Report the total number of lines that include the string "image", without any other text.

===

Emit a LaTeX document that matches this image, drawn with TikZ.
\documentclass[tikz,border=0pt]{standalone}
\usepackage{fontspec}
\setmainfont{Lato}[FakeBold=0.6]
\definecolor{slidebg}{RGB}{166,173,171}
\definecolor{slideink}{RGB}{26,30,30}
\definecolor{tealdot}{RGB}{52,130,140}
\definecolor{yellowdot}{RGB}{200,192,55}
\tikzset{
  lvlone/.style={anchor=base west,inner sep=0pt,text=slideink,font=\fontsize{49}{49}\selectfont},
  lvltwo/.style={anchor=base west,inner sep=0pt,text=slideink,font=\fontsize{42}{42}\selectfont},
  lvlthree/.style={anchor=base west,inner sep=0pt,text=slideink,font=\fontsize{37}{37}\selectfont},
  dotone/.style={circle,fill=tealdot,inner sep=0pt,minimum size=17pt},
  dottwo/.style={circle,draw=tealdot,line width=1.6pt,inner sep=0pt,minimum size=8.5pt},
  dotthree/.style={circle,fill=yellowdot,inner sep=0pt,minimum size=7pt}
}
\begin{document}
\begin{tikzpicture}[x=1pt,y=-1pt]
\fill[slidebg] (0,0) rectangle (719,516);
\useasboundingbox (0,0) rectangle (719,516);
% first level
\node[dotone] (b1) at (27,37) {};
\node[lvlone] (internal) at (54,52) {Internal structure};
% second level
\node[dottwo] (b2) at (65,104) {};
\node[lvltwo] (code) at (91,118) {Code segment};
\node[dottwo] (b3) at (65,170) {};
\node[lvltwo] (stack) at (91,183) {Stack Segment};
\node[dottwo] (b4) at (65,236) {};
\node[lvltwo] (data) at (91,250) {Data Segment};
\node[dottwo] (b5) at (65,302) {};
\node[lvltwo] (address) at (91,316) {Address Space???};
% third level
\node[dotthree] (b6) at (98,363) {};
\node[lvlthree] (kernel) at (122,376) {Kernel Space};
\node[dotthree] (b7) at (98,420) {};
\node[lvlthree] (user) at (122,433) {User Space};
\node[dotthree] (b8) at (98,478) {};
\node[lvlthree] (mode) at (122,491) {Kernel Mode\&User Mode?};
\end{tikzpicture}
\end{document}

===

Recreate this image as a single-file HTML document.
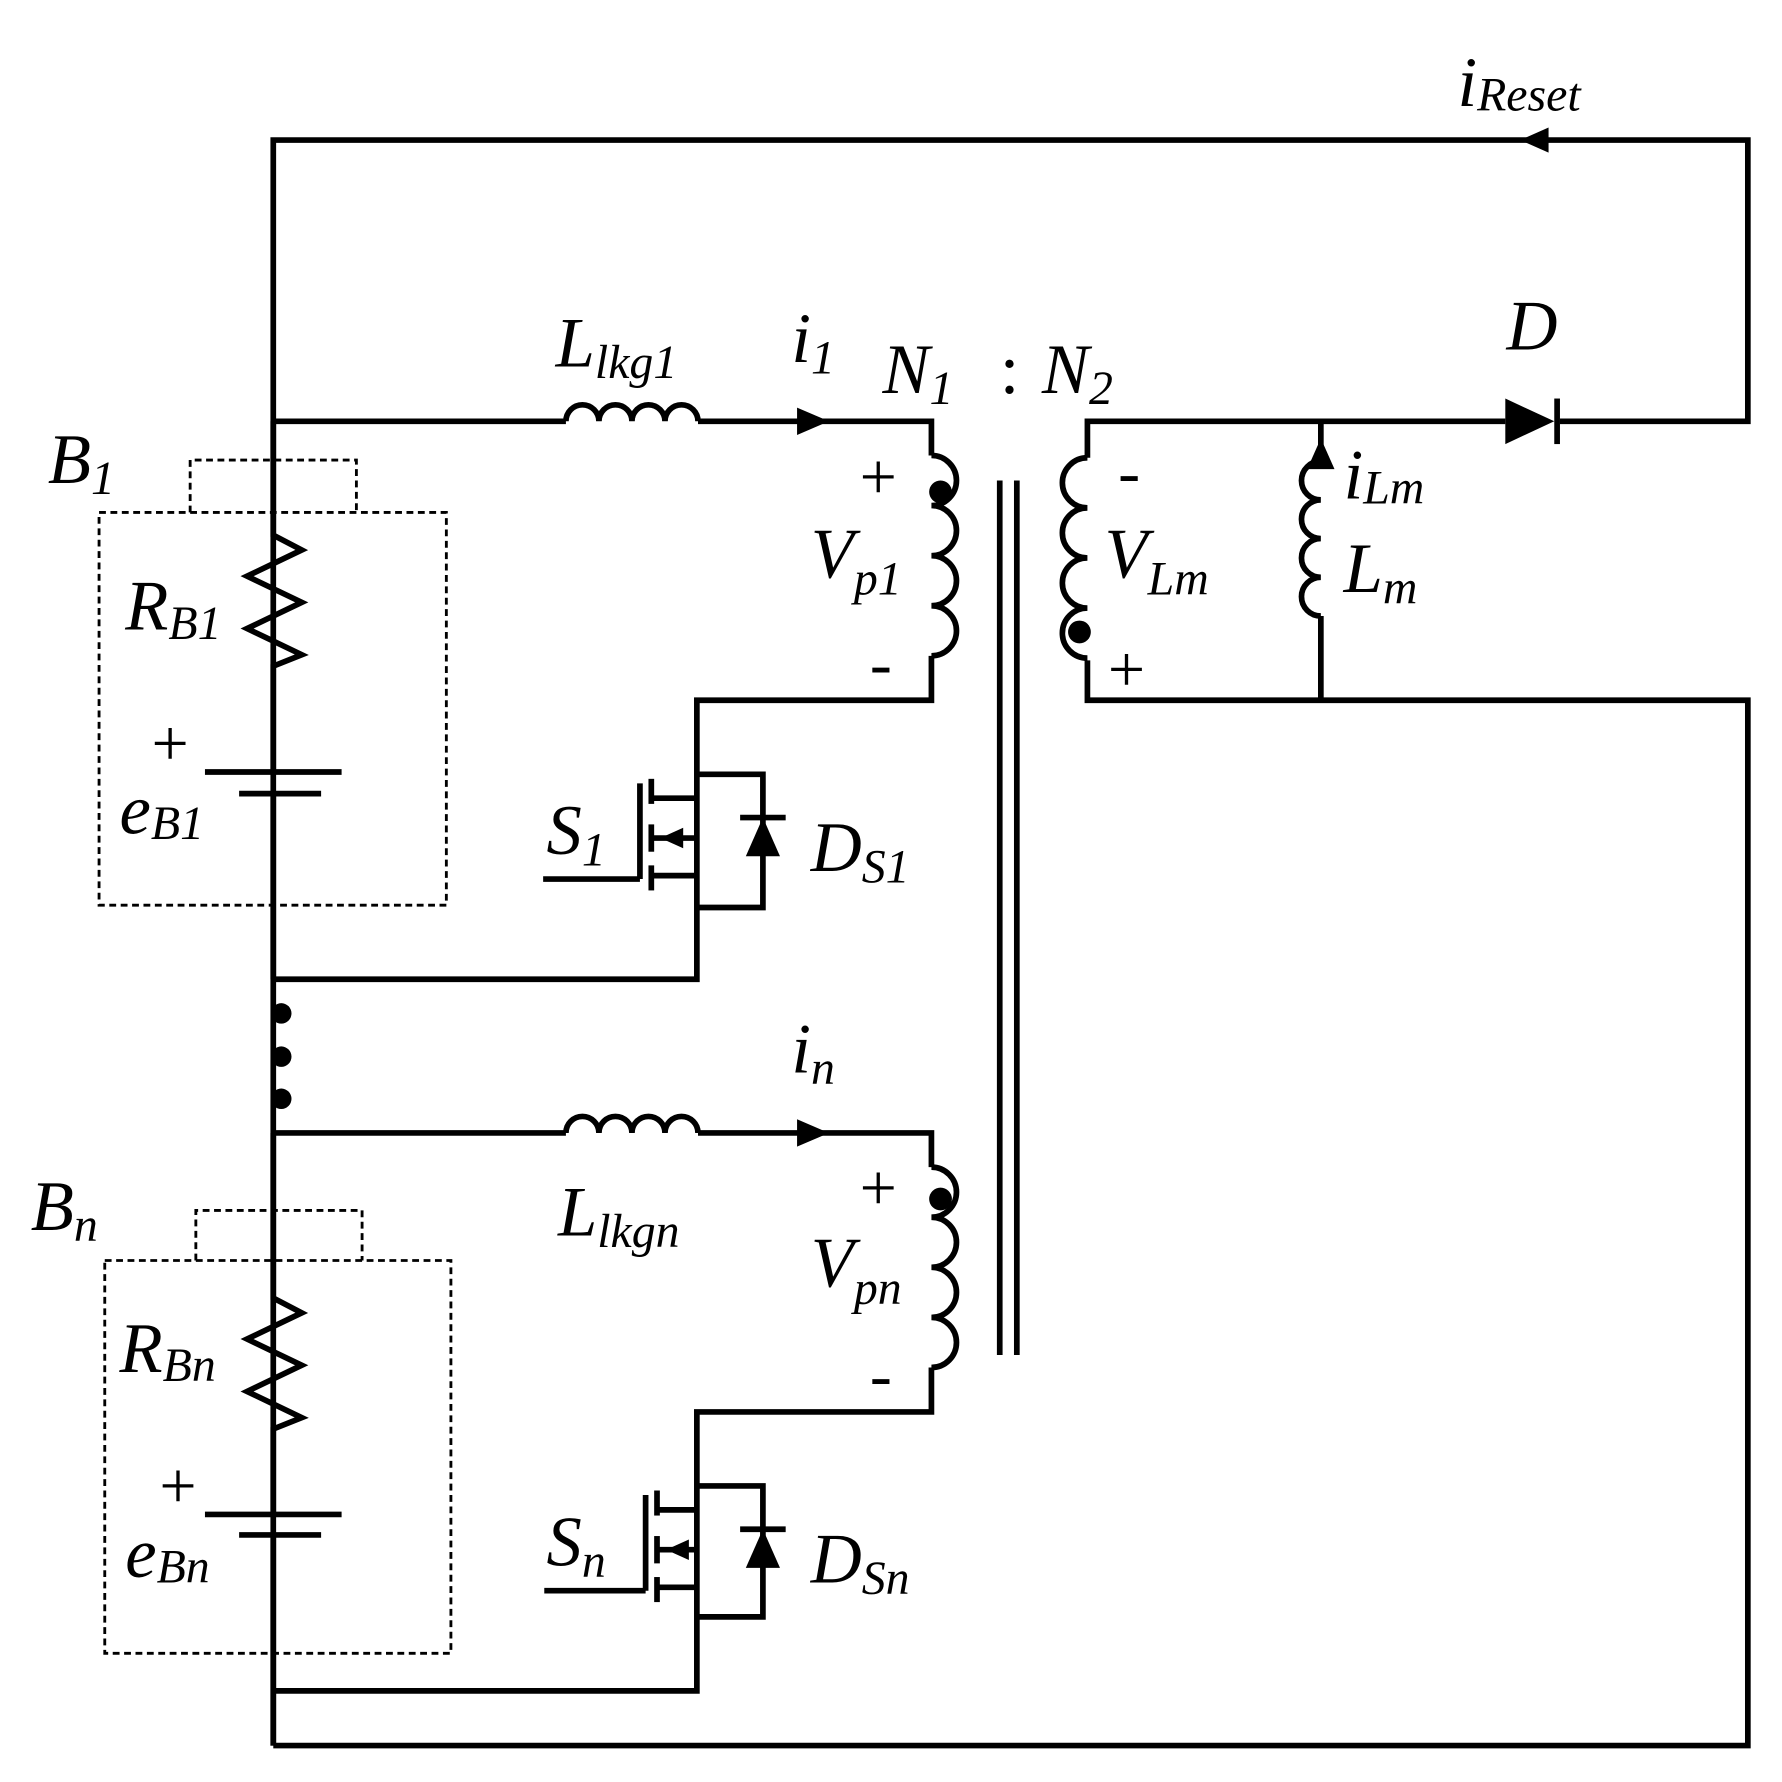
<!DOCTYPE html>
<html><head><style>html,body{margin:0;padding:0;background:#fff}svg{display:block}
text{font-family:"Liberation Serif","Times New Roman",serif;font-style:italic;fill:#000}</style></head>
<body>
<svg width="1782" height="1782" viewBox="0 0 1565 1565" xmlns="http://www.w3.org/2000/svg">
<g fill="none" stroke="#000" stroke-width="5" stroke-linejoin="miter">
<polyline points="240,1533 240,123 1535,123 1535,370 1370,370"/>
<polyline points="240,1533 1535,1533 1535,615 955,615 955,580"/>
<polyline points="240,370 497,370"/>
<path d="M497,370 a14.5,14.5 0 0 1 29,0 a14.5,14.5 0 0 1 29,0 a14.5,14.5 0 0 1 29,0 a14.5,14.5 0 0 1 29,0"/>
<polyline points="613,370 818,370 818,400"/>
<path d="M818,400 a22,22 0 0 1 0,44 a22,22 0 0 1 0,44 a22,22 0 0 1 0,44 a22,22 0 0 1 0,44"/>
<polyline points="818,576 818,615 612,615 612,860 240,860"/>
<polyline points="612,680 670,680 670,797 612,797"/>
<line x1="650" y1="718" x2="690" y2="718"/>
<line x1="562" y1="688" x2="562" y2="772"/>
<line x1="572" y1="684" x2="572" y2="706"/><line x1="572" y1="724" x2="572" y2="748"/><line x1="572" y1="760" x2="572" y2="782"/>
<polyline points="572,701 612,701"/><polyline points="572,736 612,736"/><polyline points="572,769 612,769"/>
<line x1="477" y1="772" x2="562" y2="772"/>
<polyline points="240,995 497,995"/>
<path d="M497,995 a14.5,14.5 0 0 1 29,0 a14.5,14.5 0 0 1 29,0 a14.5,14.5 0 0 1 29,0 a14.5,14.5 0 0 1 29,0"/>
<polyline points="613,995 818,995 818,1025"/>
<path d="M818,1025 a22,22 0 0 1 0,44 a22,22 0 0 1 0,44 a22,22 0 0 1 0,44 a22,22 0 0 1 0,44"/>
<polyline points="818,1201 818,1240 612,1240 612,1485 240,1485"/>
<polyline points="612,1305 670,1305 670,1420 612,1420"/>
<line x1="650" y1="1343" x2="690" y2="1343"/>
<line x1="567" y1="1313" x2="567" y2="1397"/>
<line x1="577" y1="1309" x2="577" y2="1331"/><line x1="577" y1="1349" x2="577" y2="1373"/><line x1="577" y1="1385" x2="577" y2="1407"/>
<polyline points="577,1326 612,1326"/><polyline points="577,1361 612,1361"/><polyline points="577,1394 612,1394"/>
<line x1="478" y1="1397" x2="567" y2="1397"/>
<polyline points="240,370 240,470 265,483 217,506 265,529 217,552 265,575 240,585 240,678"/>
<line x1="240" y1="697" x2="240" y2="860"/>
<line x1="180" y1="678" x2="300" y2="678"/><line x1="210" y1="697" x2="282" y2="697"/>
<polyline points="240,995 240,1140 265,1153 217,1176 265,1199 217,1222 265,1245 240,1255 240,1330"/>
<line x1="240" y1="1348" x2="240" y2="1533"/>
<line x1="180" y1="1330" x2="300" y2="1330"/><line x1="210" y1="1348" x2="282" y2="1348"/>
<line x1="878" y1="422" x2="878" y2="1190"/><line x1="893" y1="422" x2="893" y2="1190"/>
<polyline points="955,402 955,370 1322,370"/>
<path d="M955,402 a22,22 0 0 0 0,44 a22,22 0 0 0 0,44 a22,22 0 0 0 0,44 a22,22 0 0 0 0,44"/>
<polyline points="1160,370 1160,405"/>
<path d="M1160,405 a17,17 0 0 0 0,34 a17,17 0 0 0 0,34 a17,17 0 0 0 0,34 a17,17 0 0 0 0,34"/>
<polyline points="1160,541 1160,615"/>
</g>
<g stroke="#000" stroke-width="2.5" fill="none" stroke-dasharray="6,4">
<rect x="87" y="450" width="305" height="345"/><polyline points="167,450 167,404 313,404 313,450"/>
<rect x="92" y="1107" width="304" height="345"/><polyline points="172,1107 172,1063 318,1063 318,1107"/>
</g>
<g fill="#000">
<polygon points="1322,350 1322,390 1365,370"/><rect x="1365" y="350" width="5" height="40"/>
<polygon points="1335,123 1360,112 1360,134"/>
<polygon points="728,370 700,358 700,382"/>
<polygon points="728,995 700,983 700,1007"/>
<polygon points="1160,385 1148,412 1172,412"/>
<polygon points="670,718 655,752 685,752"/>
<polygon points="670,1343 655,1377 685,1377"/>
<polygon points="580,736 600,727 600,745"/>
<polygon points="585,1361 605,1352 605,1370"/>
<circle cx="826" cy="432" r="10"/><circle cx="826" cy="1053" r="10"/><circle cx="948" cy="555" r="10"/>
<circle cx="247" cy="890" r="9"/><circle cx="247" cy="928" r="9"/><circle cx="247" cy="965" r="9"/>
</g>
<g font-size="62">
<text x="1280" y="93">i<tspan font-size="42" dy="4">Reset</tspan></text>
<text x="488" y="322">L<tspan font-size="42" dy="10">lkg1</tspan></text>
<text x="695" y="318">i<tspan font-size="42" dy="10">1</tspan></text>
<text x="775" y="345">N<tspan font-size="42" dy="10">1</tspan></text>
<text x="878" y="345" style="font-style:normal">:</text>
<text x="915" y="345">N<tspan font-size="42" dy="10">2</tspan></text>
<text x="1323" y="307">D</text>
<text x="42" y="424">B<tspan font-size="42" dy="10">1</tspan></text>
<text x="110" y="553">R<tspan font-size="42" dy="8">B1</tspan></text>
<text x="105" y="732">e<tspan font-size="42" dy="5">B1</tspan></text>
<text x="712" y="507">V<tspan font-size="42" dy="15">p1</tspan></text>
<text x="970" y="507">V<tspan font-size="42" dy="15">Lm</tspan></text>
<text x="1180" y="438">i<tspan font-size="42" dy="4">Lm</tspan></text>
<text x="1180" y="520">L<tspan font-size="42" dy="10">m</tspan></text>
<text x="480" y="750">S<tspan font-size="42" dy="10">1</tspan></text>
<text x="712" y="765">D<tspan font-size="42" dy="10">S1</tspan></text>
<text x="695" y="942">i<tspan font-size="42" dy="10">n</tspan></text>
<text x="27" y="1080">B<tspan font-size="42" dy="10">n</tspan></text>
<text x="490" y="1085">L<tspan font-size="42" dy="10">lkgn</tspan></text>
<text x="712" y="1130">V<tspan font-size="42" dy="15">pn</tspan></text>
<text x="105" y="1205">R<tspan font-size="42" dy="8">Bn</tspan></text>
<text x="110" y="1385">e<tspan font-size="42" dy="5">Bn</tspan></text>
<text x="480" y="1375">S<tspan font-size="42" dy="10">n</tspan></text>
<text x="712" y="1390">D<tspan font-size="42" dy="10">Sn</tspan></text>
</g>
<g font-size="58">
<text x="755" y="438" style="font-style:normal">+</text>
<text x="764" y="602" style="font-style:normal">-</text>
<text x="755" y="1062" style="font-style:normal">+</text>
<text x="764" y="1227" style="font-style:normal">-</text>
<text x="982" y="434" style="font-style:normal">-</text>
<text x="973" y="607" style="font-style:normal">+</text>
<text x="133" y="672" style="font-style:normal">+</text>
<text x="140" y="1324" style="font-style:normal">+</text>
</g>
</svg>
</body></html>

===

▸ TASK SOLUTION
2